- Komi-Permyak Autonomous Okrug (salmon) within Perm Oblast
- Capital: Kudymkar
- • 2002: 32,770 km^{2} (12,650 sq mi)
- • 2002: 136,076
- Licence plate: 81
- • Type: Federal subject
- • 1991–2000: Nikolay Poluyanov
- • 2000–05: Gennady Savelyev
- Legislature: Legislative Assembly
- • Established: 26 February 1925
- • Disestablished: 1 December 2005
- • Self-governing part of: Ural Oblast (1925–34) Sverdlovsk Oblast (1934–38) Perm Oblast (1938–2005)
| Preceded by | Succeeded by |
| / Ural Oblast (1923–1934) | Komi-Permyak Okrug / |
- Today part of: Komi-Permyak Okrug, Perm Krai

= Komi-Permyak Autonomous Okrug =

1925–2005 unit of Russia

Komi-Permyak Autonomous Okrug (Note: Коми-Пермяцкий автономный округ, КПАО; Коми-Пермяцкöй автономнöй округ. Known informally as Komi-Permyakia (Коми-Пермякия) and locally as Komi Okrug (Коми-округ).) was an autonomous okrug of the Russian SFSR and the Russian Federation, administered by Perm Oblast. It was established on February 26, 1925 as an administrative division for Komi-Permyaks, a branch of the Komis. The territory is now administrated as Komi-Permyak Okrug of Perm Krai.

== History ==
Komi-Permyak Autonomous Okrug was established on 26 February 1925, under the name of the Komi-Permyak National Okrug as a part of the former Ural Oblast. On 17 January 1934, the oblast was abolished and split into a number of regions, one of which was Sverdlovsk Oblast, which Komi-Permyak NO was subordinated to. On 3 October 1938, Perm Oblast was created and Komi-Permyak NO became subordinated to it. The region name was changed to end with "Autonomous Okrug" rather than "National Okrug" in 1977.

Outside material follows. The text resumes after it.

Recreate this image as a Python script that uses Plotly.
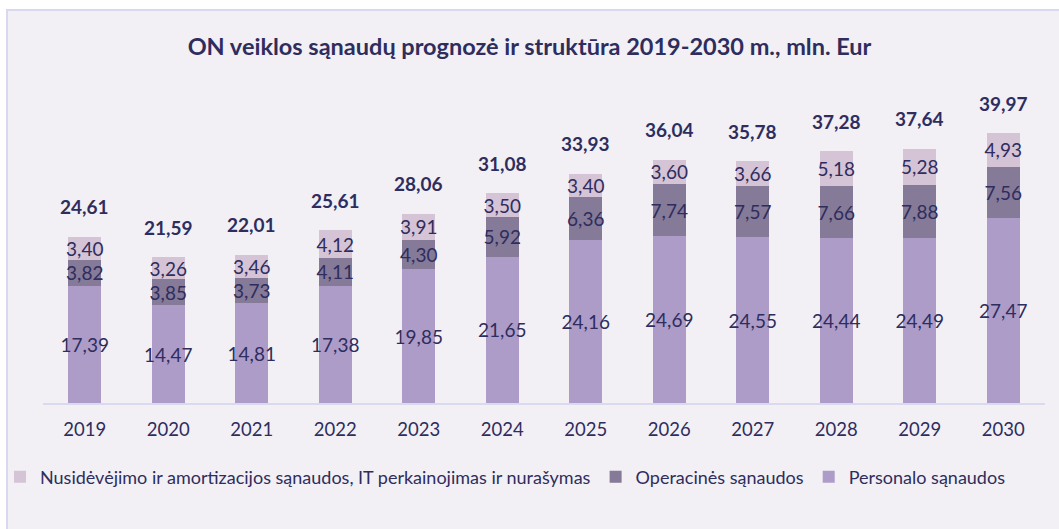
import plotly.graph_objects as go

years = [2019, 2020, 2021, 2022, 2023, 2024, 2025, 2026, 2027, 2028, 2029, 2030]
personalo = [17.39, 14.47, 14.81, 17.38, 19.85, 21.65, 24.16, 24.69, 24.55, 24.44, 24.49, 27.47]
operacines = [3.82, 3.85, 3.73, 4.11, 4.30, 5.92, 6.36, 7.74, 7.57, 7.66, 7.88, 7.56]
nusidevejimo = [3.40, 3.26, 3.46, 4.12, 3.91, 3.50, 3.40, 3.60, 3.66, 5.18, 5.28, 4.93]
totals = [24.61, 21.59, 22.01, 25.61, 28.06, 31.08, 33.93, 36.04, 35.78, 37.28, 37.64, 39.97]

names = [
    "Personalo sąnaudos",
    "Operacinės sąnaudos",
    "Nusidėvėjimo ir amortizacijos sąnaudos, IT perkainojimas ir nurašymas",
]
colors = ["#AD9CC8", "#857A98", "#D5C3D6"]

TXT = "#2E2D5E"
FONT = "Lato"


def lt(v):
    return f"{v:.2f}".replace(".", ",")


fig = go.Figure()
for vals, name, col in zip([personalo, operacines, nusidevejimo], names, colors):
    fig.add_trace(go.Bar(
        x=years, y=vals, name=name,
        width=0.4,
        marker=dict(color=col, line=dict(width=0)),
        text=[lt(v) for v in vals],
        textposition="inside",
        insidetextanchor="middle",
        textangle=0,
        constraintext="none",
        textfont=dict(size=19, color=TXT, family=FONT),
        hoverinfo="skip",
    ))

for yr, t in zip(years, totals):
    fig.add_annotation(
        x=yr, y=t, xref="x", yref="y", text="<b>" + lt(t) + "</b>",
        showarrow=False, yshift=30, yanchor="middle",
        font=dict(size=19, color=TXT, family=FONT),
    )

W, H = 1059, 529
L, R, T, B = 43, 14, 106, 126
pw = W - L - R
ph = H - T - B


def pxx(x):
    return (x - L) / pw


def pxy(y):
    return (H - B - y) / ph


fig.add_shape(
    type="rect", xref="paper", yref="paper",
    x0=pxx(7), x1=pxx(1075), y0=pxy(10), y1=pxy(545),
    fillcolor="#F2F0F4", line=dict(color="#D8D8EE", width=2), layer="below",
)

fig.update_layout(
    width=W, height=H,
    margin=dict(l=L, r=R, t=T, b=B, autoexpand=False),
    barmode="stack",
    paper_bgcolor="white",
    plot_bgcolor="rgba(0,0,0,0)",
    font=dict(family=FONT, color=TXT),
    title=dict(
        text="<b>ON veiklos sąnaudų prognozė ir struktūra 2019-2030 m., mln. Eur</b>",
        x=0.5, xanchor="center", xref="container",
        y=1 - 47 / H, yanchor="middle", yref="container",
        font=dict(size=23.5, color=TXT, family=FONT),
    ),
    xaxis=dict(
        type="linear", range=[2018.5, 2030.5],
        tickmode="array", tickvals=years, ticktext=[str(y) for y in years],
        showline=True, linecolor="#D9D9F0", linewidth=2, zeroline=False,
        showgrid=False, ticks="outside", ticklen=9, tickcolor="rgba(0,0,0,0)",
        tickfont=dict(size=18.5, color=TXT, family=FONT),
    ),
    yaxis=dict(visible=False, range=[0, 44]),
    showlegend=True,
    legend=dict(
        orientation="h", traceorder="reversed",
        x=pxx(0), xanchor="left", y=pxy(477), yanchor="middle",
        font=dict(size=18, color=TXT, family=FONT),
        bgcolor="rgba(0,0,0,0)", itemwidth=30,
    ),
)

fig.write_html("out.html", post_script="document.body.style.margin='0';",
               config={"displayModeBar": False})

In 1992, the region became its own federal entity within the Russian Federation while simultaneously being administratively subordinated to Perm Oblast. In 2003, a merger referendum was held. The majority of residents who participated in the referendum in both Perm Oblast and Komi-Permyak Autonomous Okrug voted to merge the two regions into a single federal entity.

On 1 December 2005, Komi-Permyak Autonomous Okrug was merged into Perm Oblast to form the new region of Perm Krai. It became the first autonomous okrug in Russia to lose that status of the six which merged between 2005 and 2008.

== Governors ==
In 1992, Komi-Permyak Autonomous Okrug was proclaimed a federal subject of Russia, at the same time continuing to be part of Perm Oblast. For 14 years of Komi-Permyakia's semi-independent existence two persons were holding the office of Head of Administration.

| No. | Image | Governor | Tenure | Time in office | Election |
|---|---|---|---|---|---|
| 1 |  | Nikolay Poluyanov (born 1952) | 14 December 1991 – 26 December 2000 (lost re-election) | 9 years, 12 days | Appointed 1996 |
| 2 |  | Gennady Savelyev (born 1945) | 26 December 2000 – 1 December 2005 (term end) | 4 years, 340 days | 2000 |

After 2005 unification, the former autonomy was continued by Komi-Permyak Okrug, a special territory within Perm Krai. Its head is ranked as Minister for Komi-Permyak Okrug Affairs and is appointed by the governor.